次に岩崎陽子先生の「ルパン・エチュード」。金髪ふわっふわっのルパンですよ!何となくダークヘアのイメージありましたが金髪も萌える。岩崎先生の繊細な筆致で描かれるルパン大好物です!本書の大きな特徴はルパンを二重人格設定にしたこと。もしお母さんが生きながらえて裕福で幸せな生活をしてたらこんな性格だったんじゃないかなと思わせる、素直で善良だけどどこか底知れなさを抱える青年がラウル・ダンドレジー、その中に眠る怪盗としてのアルセーヌ・ルパンがふとした時に顔を出すという訳です。そして語り手かつ仲介役のような存在としてエリク・ヴァトーというオリジナルキャラの友人を登場させます。ここまで変えると本当にルパンなの?と思われるかもしれませんがちゃんとルパンしてます!原作とオリジナル要素の融合が非常に巧みで絵だけでなくお話にも引き込まれてしまいました。ちゃんと原作をリスペクトしているのが分かる。雑誌の終了に伴って?4巻完結らしいけど先生ご自身続けたい意思があるようだし私ももっと読みたい!

ところで、さいとう先生と岩崎先生のお二人とも「カリオストロ伯爵夫人」を取り上げてるのは面白いなあと思いました。ルパンシリーズには数多くの女性が登場しますが、そんなに個性豊かとは言えない気がする。いや細かくは色々あるけどそれでも彼の思われ人としての役割を出ないと言うか。その中で強烈な個性を放っているのがこの作品に出てくるジョセフィーヌ。
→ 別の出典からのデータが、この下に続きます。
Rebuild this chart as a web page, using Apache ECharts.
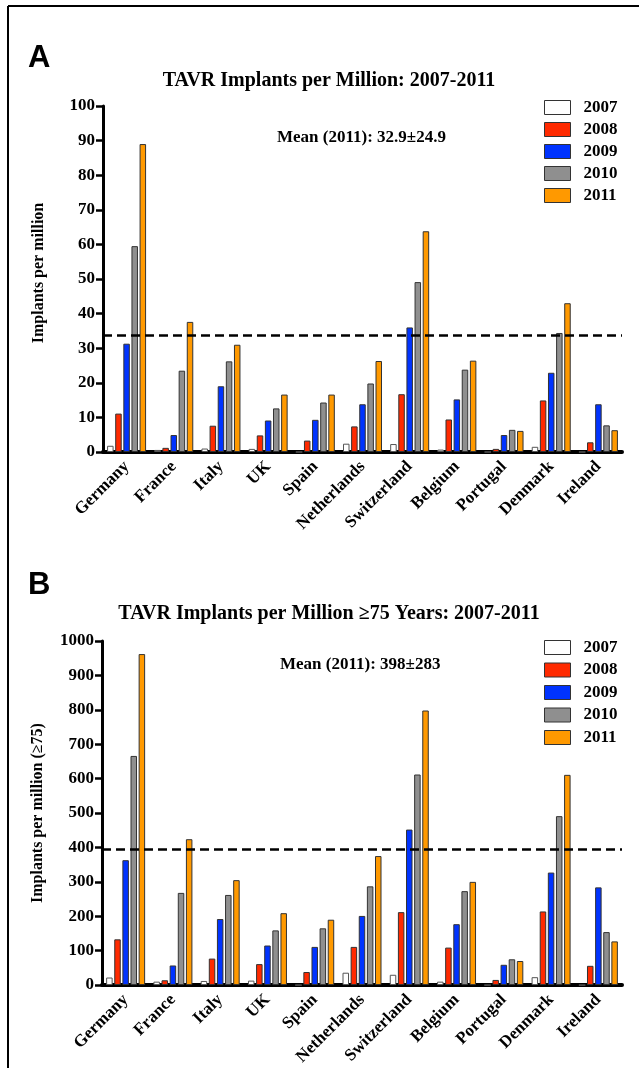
<!DOCTYPE html>
<html>
<head>
<meta charset="utf-8">
<script src="https://cdn.jsdelivr.net/npm/echarts@6/dist/echarts.min.js"></script>
<style>html,body{margin:0;padding:0;background:#fff;}#c{width:639px;height:1068px;}</style>
</head>
<body>
<div id="c"></div>
<script>
const countries = ['Germany','France','Italy','UK','Spain','Netherlands','Switzerland','Belgium','Portugal','Denmark','Ireland'];
const years = ['2007','2008','2009','2010','2011'];
const yearColors = ['#ffffff','#ff2a00','#0033ff','#8f8f8f','#ff9900'];

// Panel A: implants per million
const a2007 = [1.8, 0.6, 1.0, 0.9, 0, 2.4, 2.3, 0.7, 0, 1.5, 0];
const a2008 = [11.1, 1.2, 7.6, 4.8, 3.3, 7.4, 16.7, 9.4, 0.9, 14.9, 2.8];
const a2009 = [31.3, 4.9, 19.0, 9.1, 9.3, 13.8, 36.0, 15.2, 4.9, 22.9, 13.8];
const a2010 = [59.5, 23.5, 26.2, 12.6, 14.3, 19.8, 49.1, 23.8, 6.4, 34.4, 7.7];
const a2011 = [89.0, 37.6, 31.0, 16.6, 16.6, 26.3, 63.8, 26.4, 6.1, 43.0, 6.3];
const aMeanLine = 33.7;

// Panel B: implants per million aged >=75
const b2007 = [22, 10, 12, 13, 0, 36, 30, 10, 0, 23, 0];
const b2008 = [133, 14, 77, 61, 38, 111, 212, 109, 15, 214, 56];
const b2009 = [363, 57, 192, 115, 111, 201, 452, 177, 59, 327, 284];
const b2010 = [666, 268, 262, 159, 165, 287, 612, 273, 75, 491, 154];
const b2011 = [962, 424, 305, 209, 190, 375, 798, 300, 70, 611, 127];
const bMeanLine = 394;

const aTicks = [0,10,20,30,40,50,60,70,80,90,100];
const bTicks = [0,100,200,300,400,500,600,700,800,900,1000];

const SERIF = '"Liberation Serif", "Times New Roman", serif';
const chart = echarts.init(document.getElementById('c'));

function yAxis(gi, ticks, name, namePad) {
  return {
    type: 'value', gridIndex: gi, min: ticks[0], max: ticks[ticks.length-1],
    interval: ticks[1]-ticks[0], splitLine: {show:false},
    axisLine: {show:true, lineStyle:{color:'#000', width:3}},
    axisTick: {show:true, length:7, lineStyle:{color:'#000', width:2.5}},
    axisLabel: {margin:8, color:'#000', fontFamily:SERIF, fontWeight:'bold', fontSize:17,
                formatter: v => String(v)},
    name: name, nameLocation:'middle', nameRotate:90, nameGap:56,
    nameTextStyle: {color:'#000', fontFamily:SERIF, fontWeight:'bold', fontSize:16, padding:namePad}
  };
}
function xAxis(gi) {
  return {
    type:'category', gridIndex:gi, data: countries,
    axisLine:{show:true, lineStyle:{color:'#000', width:4}},
    axisTick:{show:false},
    axisLabel:{rotate:45, margin:12, interval:0, color:'#000', fontFamily:SERIF, fontWeight:'bold', fontSize:17}
  };
}
const aData = [a2007,a2008,a2009,a2010,a2011];
const bData = [b2007,b2008,b2009,b2010,b2011];
const series = [];
[aData, bData].forEach((set, gi) => {
  set.forEach((arr, i) => {
    const s = {
      type:'bar', name: years[i], xAxisIndex: gi, yAxisIndex: gi, data: arr,
      barWidth: 6.5, barGap: '25%',
      itemStyle: {color: yearColors[i], borderColor: i===0 ? '#555' : '#333', borderWidth: 1},
      emphasis: {disabled:true}
    };
    if (i === 4) {
      s.markLine = {
        silent:true, symbol:['none','none'], label:{show:false},
        lineStyle:{color:'#000', width:2.5, type:[9,5]},
        data:[{yAxis: gi===0 ? aMeanLine : bMeanLine}]
      };
    }
    series.push(s);
  });
});

function legend(top, gap) {
  return {
    orient:'vertical', left:544, top: top, padding:0, itemWidth:26, itemHeight:14, itemGap:gap,
    icon:'rect', selectedMode:false,
    data: years.map((y,i)=>({name:y, itemStyle:{color:yearColors[i], borderColor:'#333', borderWidth:1}})),
    textStyle:{color:'#000', fontFamily:SERIF, fontWeight:'bold', fontSize:17, padding:[0,0,0,8]}
  };
}

chart.setOption({
  animation:false,
  title: [
    {text:'TAVR Implants per Million: 2007-2011', left:329, top:71, padding:0, textAlign:'center',
     textStyle:{color:'#000', fontFamily:SERIF, fontWeight:'bold', fontSize:20}},
    {text:'TAVR Implants per Million ≥75 Years: 2007-2011', left:329, top:604, padding:0, textAlign:'center',
     textStyle:{color:'#000', fontFamily:SERIF, fontWeight:'bold', fontSize:20}}
  ],
  legend: [legend(99, 5), legend(639, 5.5)],
  grid: [
    {left:103, right:17, top:106, bottom:616},
    {left:102, right:17, top:641, bottom:80}
  ],
  xAxis: [xAxis(0), xAxis(1)],
  yAxis: [yAxis(0, aTicks, 'Implants per million', [0,0,0,12]), yAxis(1, bTicks, 'Implants per million (≥75)', 0)],
  series: series,
  graphic: [
    {type:'line', shape:{x1:8, y1:6, x2:639, y2:6}, style:{stroke:'#000', lineWidth:2}},
    {type:'line', shape:{x1:8, y1:6, x2:8, y2:1068}, style:{stroke:'#000', lineWidth:2}},
    {type:'text', left:28, top:43, style:{text:'A', font:'bold 31px "Liberation Sans", Arial, sans-serif', fill:'#000'}},
    {type:'text', left:28, top:570, style:{text:'B', font:'bold 31px "Liberation Sans", Arial, sans-serif', fill:'#000'}},
    {type:'text', left:277, top:129, style:{text:'Mean (2011): 32.9±24.9', font:'bold 17px ' + SERIF, fill:'#000'}},
    {type:'text', left:280, top:656, style:{text:'Mean (2011): 398±283', font:'bold 17px ' + SERIF, fill:'#000'}}
  ]
});
</script>
</body>
</html>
まず存在が得体知れない。100歳越えとか言われているし何なん?辣腕を振るうかと思えば血を見ると失神してしまうし、残酷さと儚さを同時に兼ね備えていて捉えどころがない。そしてルパンの師匠であり恋人であり敵でもある。「奇巌城」でボードルレの前にルパンが立ちはだかったように、ここではルパンが一人前の怪盗になるためには彼女を乗り越えなくてはならない。男の運命を狂わせるファム・ファタールって男性にはある意味理想なのかもしれないけど、男性優位だった時代に自分から欲しいものを取りに行く女性(事の善悪は置いといて)は女にとっても新鮮です。彼女に翻弄されるルパンがまたいいんですよ。背伸びしてイキってて。クラリスとジョセフィーヌの間で揺れ動く姿がまだ青い。クラリスが善の象徴ならジョセフィーヌは悪の象徴。彼の心根は善性だけど悪の魅力に取り憑かれるの分かる。だって一緒にいると毎日が刺激的だし新しい世界を見せてくれるし自分が成長した気分になれるし守ってあげなくちゃみたいな庇護欲までそそられるし。でも当然ながらいいことばかり続かない。ジョセフィーヌのある行動を見てルパンがどういう判断を下したか、それが彼の今後の方向性を決定付けます。大袈裟な言い方になってしまったけど、それくらいルパンの人生において大切なキーパーソンなんです。これ以上言うとネタバレになるから控えるけど、ってもうネタバレしてる?!とてもよくできた作品なので読んで欲しい。

最後になったけど、アバンチュリエで「カリオストロ伯爵夫人」描いたらジョセフィーヌはどんな感じになるんだろう?ルパンの青さや若造ぶりはこちらの方が赤裸々に語れるような気がするんですが。言葉に出すと実現するっていうから言霊を信じてお願いしてみます。それよりアバンチュリエはまず「813」だな!